The long quest to reform Hart Island was realized Wednesday as Mayor Bill de Blasio signed legislation to transfer the potter’s field out of the jurisdiction of the Department of Corrections and into the hands of the Parks Department.

Within the massive indigent burial ground lay an estimated million people who were often unidentified at the time of their deaths. During the AIDS crisis, especially, it served as mass burial site for gay men and addicts whose bodies went unclaimed.

Often those who die in city detention are buried there by fellow detainees, hence DOC’s authority over the small island in the confluence of the East River and Long Island Sound. The DOC also controls Rikers Island, deemed a “penal colony” by City Council Speaker Corey Johnson en route to being remapped by 2026.

The City Council recently passed legislation that Councilman Ydanis Rodriguez sponsored for the transfer of Hart Island to Parks Department jurisdiction. 

A separate bill, also signed into law Wednesday, requires the Department of Transportation to organize a means for the public to visit Hart Island.

Advocates for Hart Island watch as Mayor Bill de Blasio signs the bill into law as supporters hug. On left is long time advocate Melinda Hunt. (Photo by Todd Maisel)

The cause for Hart Island reform was a special one for Johnson, according to statements over the years, as an HIV positive LGBTQ elected official.

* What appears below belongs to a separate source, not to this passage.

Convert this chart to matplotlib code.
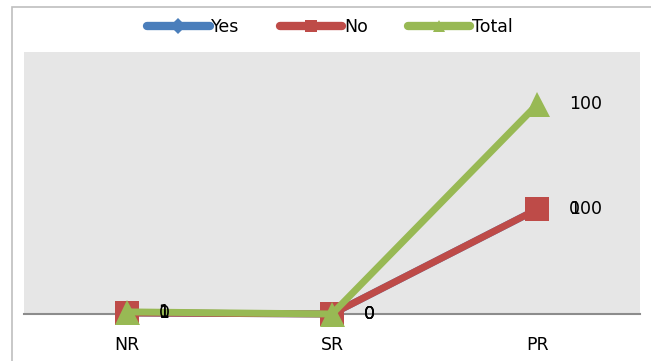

“Visiting Hart Island was extremely emotional and deeply moving, especially visiting the mass grave sites for early AIDS victims as an HIV positive elected official,” Johnson said after a November 2018 visit to the island. “The people buried on Hart Island deserve a more dignified resting place that what they have been given. I don’t believe the Department of Correction is the appropriate agency to give them the memorial they deserve. The City Council will explore how to make Hart Island a site worthy of the people who have been laid to rest there.”

The 131-acre island has storied past in the city’s history.

During the Civil War, it served as an internment camp; then a psychiatric institution, and a Nike Missile launch site, according to the mayor’s office.

“Now the folks who have been buried on Hart Island over generations – they are New Yorkers, they are part of the fabric of our life. And I think it’s a reminder to us all there are so many people who built this city, who made this city great, whose names we will never know, and that’s a sad reality, but does not take away their personhood, it does not take away their place in history. It doesn’t take away who they were as human beings,” de Blasio said. “It’s important to recognize that an injustice was done to so many and we will not let that be the way the story ends.”

With the new legislation, the Department of Social Services will also be required to hold a public hearing on public burials, and the Human Resources Administration will also establish the Office of Burial Services.